Jewish and Muslim interpersonal relations in the UK can be difficult to come by.
Media propaganda has driven a chasm between both groups.
The Labour Files by Al Jazeera is just one exposé documentary that highlights how the party’s campaign present a tough image of anti-Semitism while ignoring other forms of discrimination, which drove staff to resign.
Another, most recent example that’s contributed to the tensions is Shaima Dallali, black Muslim president of NUS (National Union of Students), who was dismissed due to claims of antisemitic remarks being shared.
On the first day of Islamophobia Awareness Month, I find out I have been dismissed through Twitter.
That is unacceptable.
— Shaima Dallali (@ShaimaDallali) November 1, 2022
Whilst Jewish and Muslim tensions rise, there are people hoping to repair this broken relationship.
Julie Siddiqi, a women’s rights activist and revert to Islam, identified the lack of understanding and misconceptions between the two groups.
Thus, her organisation, Nisa/Nashim, a forum for Jewish and Muslim women to come together, was born.
She talks to us about why she created this organisation below.
It really started with conversations with Jewish friends I had made through the work we were doing together.
We realised that we have lots in common, not just when it comes to faith but also in the issues we face.

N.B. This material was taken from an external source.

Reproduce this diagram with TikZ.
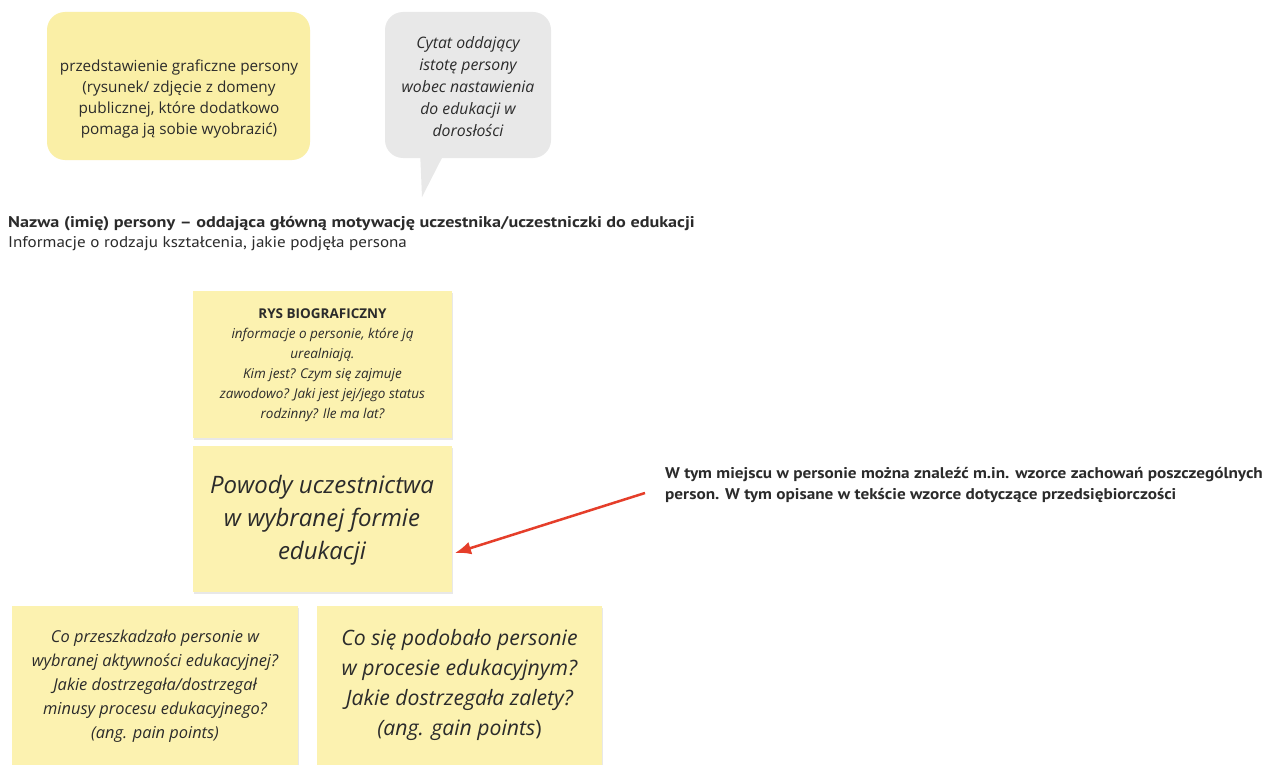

Challenges that we have surrounding gender, leadership, and how the community is represented.
The relationships between Jews and Muslims don’t really exist much in this country.
A lot of that is about what’s going on in Israel and with Palestinians, and how people perceive all of that.

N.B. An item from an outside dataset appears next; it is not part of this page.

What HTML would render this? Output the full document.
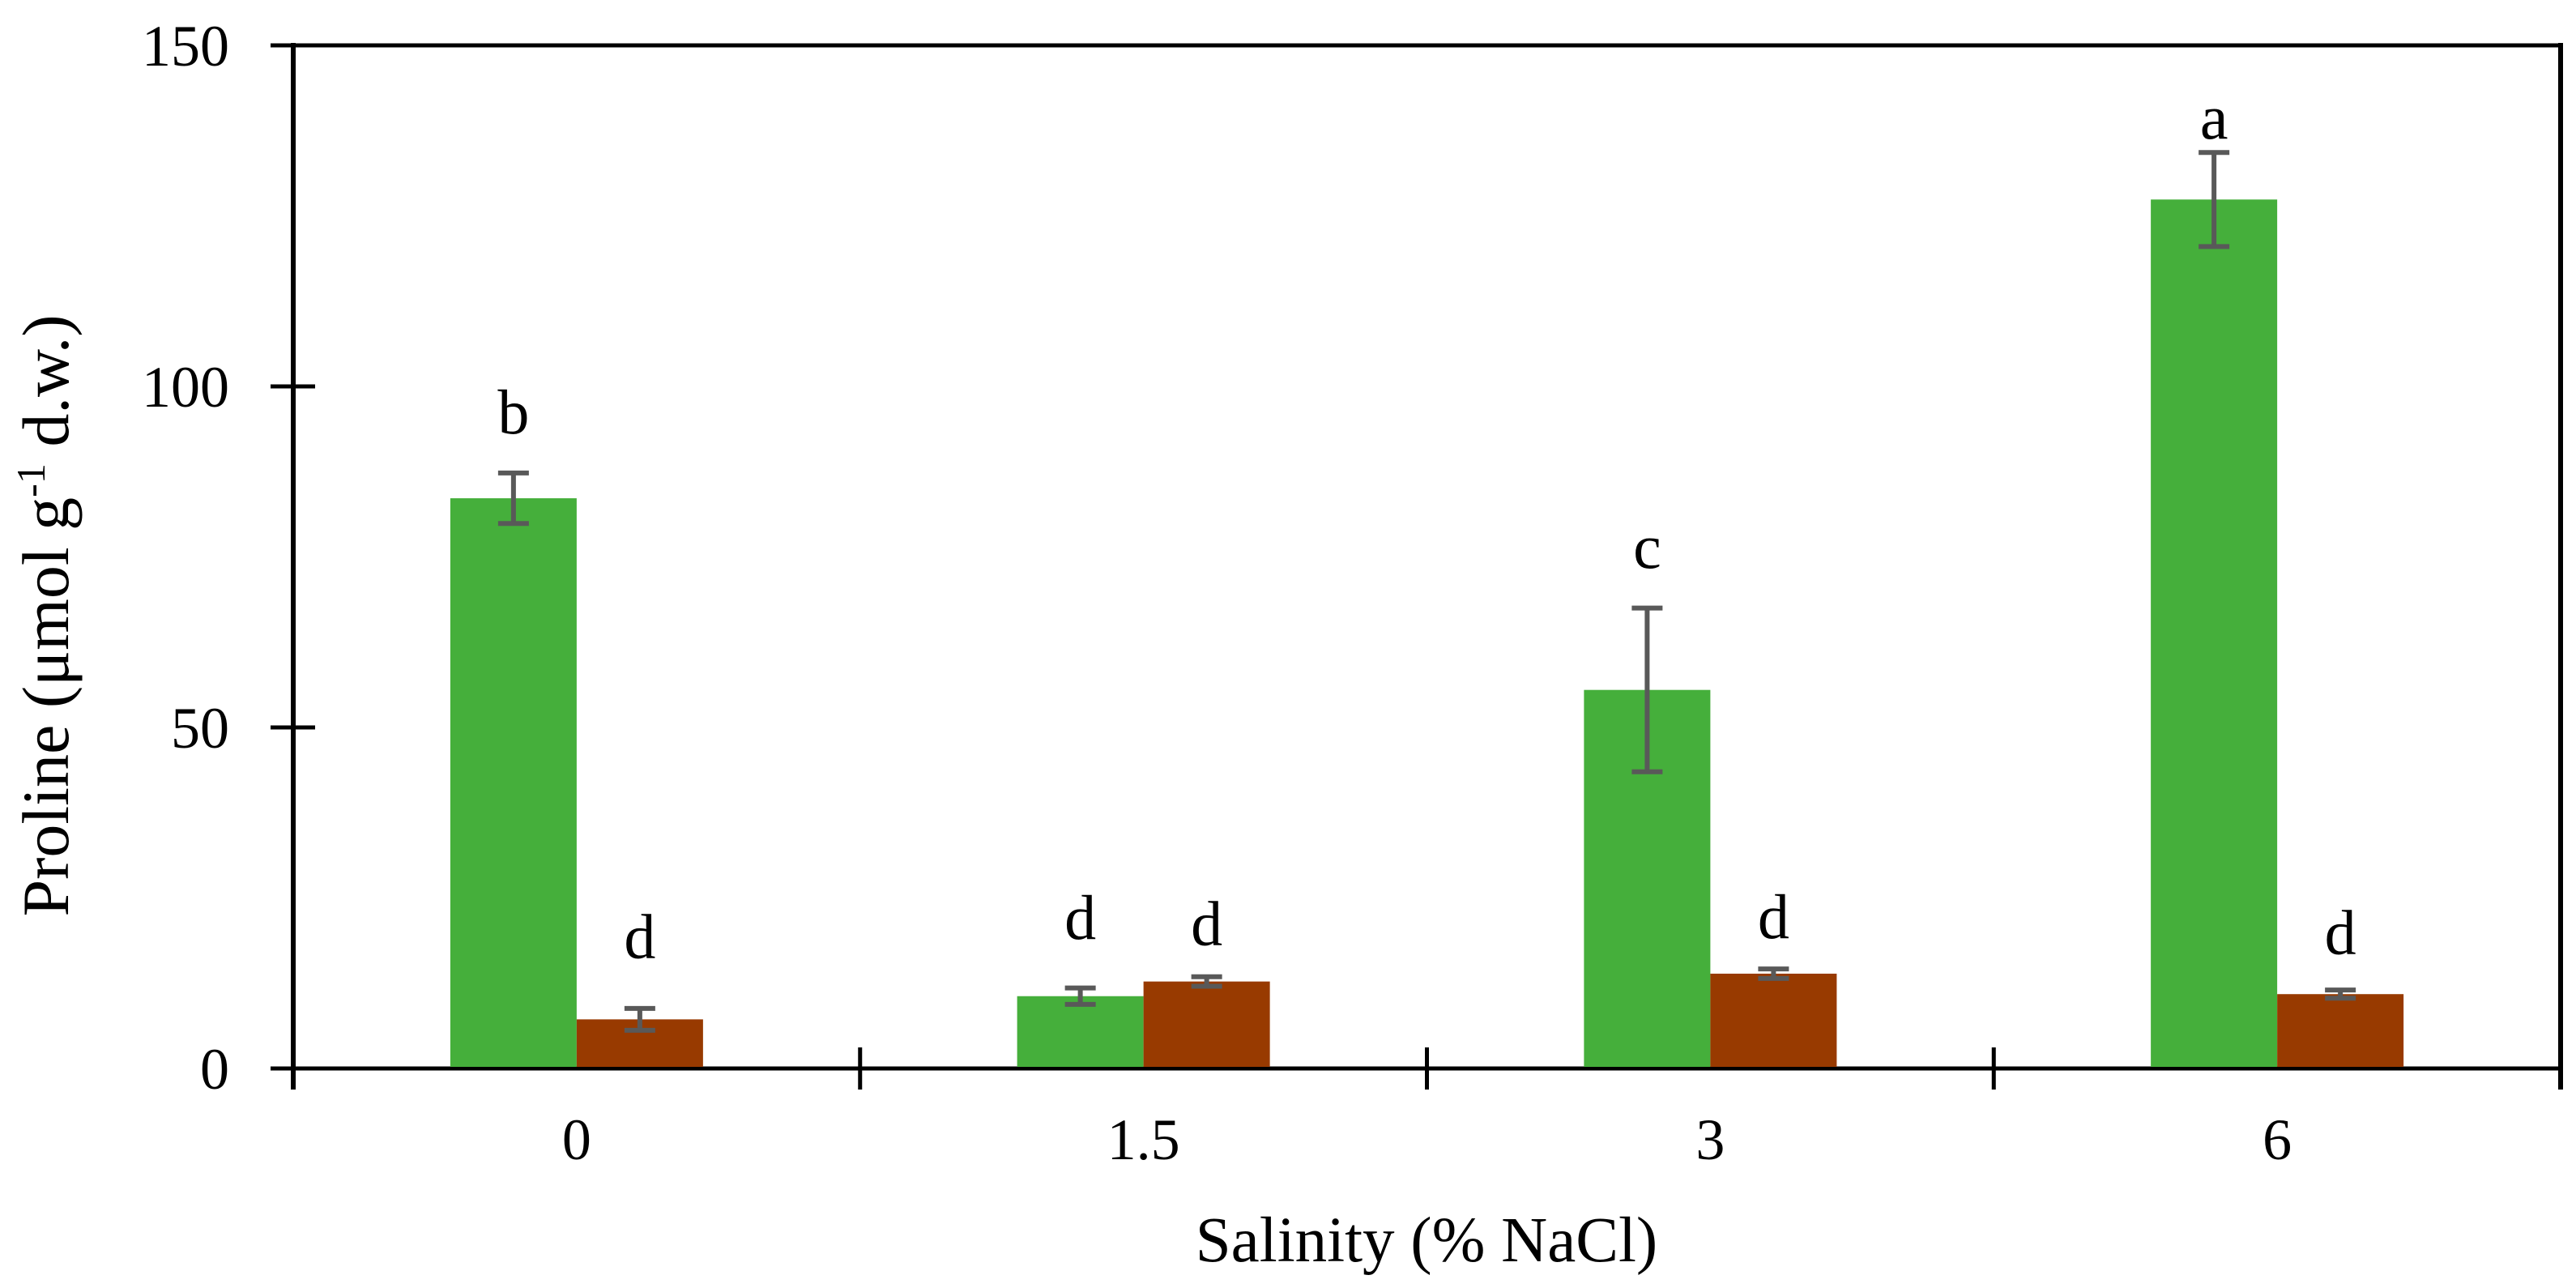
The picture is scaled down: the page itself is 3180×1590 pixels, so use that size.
<!DOCTYPE html>
<html><head><meta charset="utf-8"><style>
html,body{margin:0;padding:0;background:#fff;}
svg{display:block;font-family:"Liberation Serif",serif;}
</style></head><body>
<svg id="chart" width="3180" height="1590" viewBox="0 0 3180 1590" xmlns="http://www.w3.org/2000/svg">
<g id="axes"></g>
<g id="bars"></g>
<g id="labels"></g>
<text transform="translate(84,760) rotate(-90)" text-anchor="middle" font-size="82">Proline (μmol g<tspan font-size="50" dy="-29">-1</tspan><tspan dy="29"> d.w.)</tspan></text>
<text x="1761" y="1557" text-anchor="middle" font-size="79">Salinity (% NaCl)</text>
</svg>
<script>
const categories = ["0", "1.5", "3", "6"];
const greenValues = [83.6, 10.6, 55.5, 127.4];
const greenErrors = [3.7, 1.2, 12, 6.9];
const brownValues = [7.2, 12.75, 13.9, 10.9];
const brownErrors = [1.6, 0.7, 0.7, 0.6];
const greenLetters = ["b", "d", "c", "a"];
const brownLetters = ["d", "d", "d", "d"];
const greenLetterAt = [95.5, 21.4, 75.8, 138.7];
const brownLetterAt = [18.6, 20.5, 21.5, 19.2];
const yTicks = [0, 50, 100, 150];

const NS = "http://www.w3.org/2000/svg";
const X0 = 362, X1 = 3161, Y0 = 1319, Y1 = 56, YMAX = 150;
const groupW = (X1 - X0) / categories.length;
const barW = 156;
function yScale(v){ return Y0 - (v / YMAX) * (Y0 - Y1); }
function xCenter(i){ return X0 + groupW * (i + 0.5); }
function mk(tag, attrs, parent){
  const e = document.createElementNS(NS, tag);
  for (const k in attrs) e.setAttribute(k, attrs[k]);
  parent.appendChild(e);
  return e;
}
const axes = document.getElementById('axes');
const bars = document.getElementById('bars');
const labels = document.getElementById('labels');

let l = mk('line', {x1:X0, y1:Y1-3, x2:X0, y2:Y0+26, stroke:'#000', 'stroke-width':6}, axes);


l = mk('line', {x1:X1, y1:Y1-3, x2:X1, y2:Y0+26, stroke:'#000', 'stroke-width':6}, axes);


l = mk('line', {x1:X0-28, y1:Y0, x2:X1+3, y2:Y0, stroke:'#000', 'stroke-width':5}, axes);


l = mk('line', {x1:X0-28, y1:Y1, x2:X1+3, y2:Y1, stroke:'#000', 'stroke-width':5}, axes);



yTicks.forEach(function(t){
  const y = yScale(t);
  const tk = mk('line', {x1:X0-28, y1:y, x2:X0+27, y2:y, stroke:'#000', 'stroke-width':5}, axes);
  
  
  const tx = mk('text', {x:283, y:y+25, 'text-anchor':'end', 'font-size':72}, axes);
  
  
  tx.textContent = String(t);
});
for (let i = 1; i < categories.length; i++){
  const x = X0 + groupW * i;
  const tk = mk('line', {x1:x, y1:Y0-26, x2:x, y2:Y0+26, stroke:'#000', 'stroke-width':5}, axes);
  
  
}
categories.forEach(function(c, i){
  const tx = mk('text', {x:xCenter(i), y:1431, 'text-anchor':'middle', 'font-size':72}, axes);
  
  
  tx.textContent = c;
});

function drawSeries(vals, errs, letters, letterAt, color, offset, nm){
  vals.forEach(function(v, i){
    const cx = xCenter(i) + offset * barW;
    const x = cx - barW / 2;
    const r = mk('rect', {x:x, y:yScale(v), width:barW, height:Y0 - 2 - yScale(v), fill:color}, bars);
    
    
    const eg = mk('g', {stroke:'#595959', 'stroke-width':6}, bars);
    
    
    const yt = yScale(v + errs[i]), yb = yScale(v - errs[i]);
    mk('line', {x1:cx, y1:yt, x2:cx, y2:yb}, eg);
    mk('line', {x1:cx-19, y1:yt, x2:cx+19, y2:yt}, eg);
    mk('line', {x1:cx-19, y1:yb, x2:cx+19, y2:yb}, eg);
    const t = mk('text', {x:cx, y:yScale(letterAt[i]) + 20, 'text-anchor':'middle', 'font-size':78}, labels);
    
    
    t.textContent = letters[i];
  });
}
drawSeries(greenValues, greenErrors, greenLetters, greenLetterAt, '#45AF3B', -0.5, 'green');
drawSeries(brownValues, brownErrors, brownLetters, brownLetterAt, '#983A00', 0.5, 'brown');
</script>
</body></html>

We want to encourage women to build connections and relationships with each other.
That’s not to say that what is happening in Israel and to the Palestinians isn’t important.
But developing connections and trust here first, and then having a dialogue about these deeper issues. That can’t be done until there is trust and friendship.
It’s been six or seven years since we began Nisa/Nashim, it’s been amazing, difficult, and challenging, but beautiful.
We have encouraged women to do social action work together, feed homeless people together, to work on campaigns together. To look at issues like anti-Semitism and anti-Muslim hatred together, and how can we be allies of each other.
When the conflict gets worse over there, it impacts us here, as it did last summer. How do we navigate that stuff?
It’s not easy.
There’s a need for some of us to be able to come into a middle space and talk about things in a different way.
When it comes to inequalities in communities, the best way to approach this is to do stuff together.
Right at the heart of it is the idea of friendship, which sounds so simple and obvious.
We need as Muslim women are allies, people that we can stand with that will speak up for us.
At the same time, we should also speak up for them, and call out these inequalities in faith communities.
Working with people of other faiths and building allies is so important. Not just with Jewish women, but also in a broader spectrum of interfaith.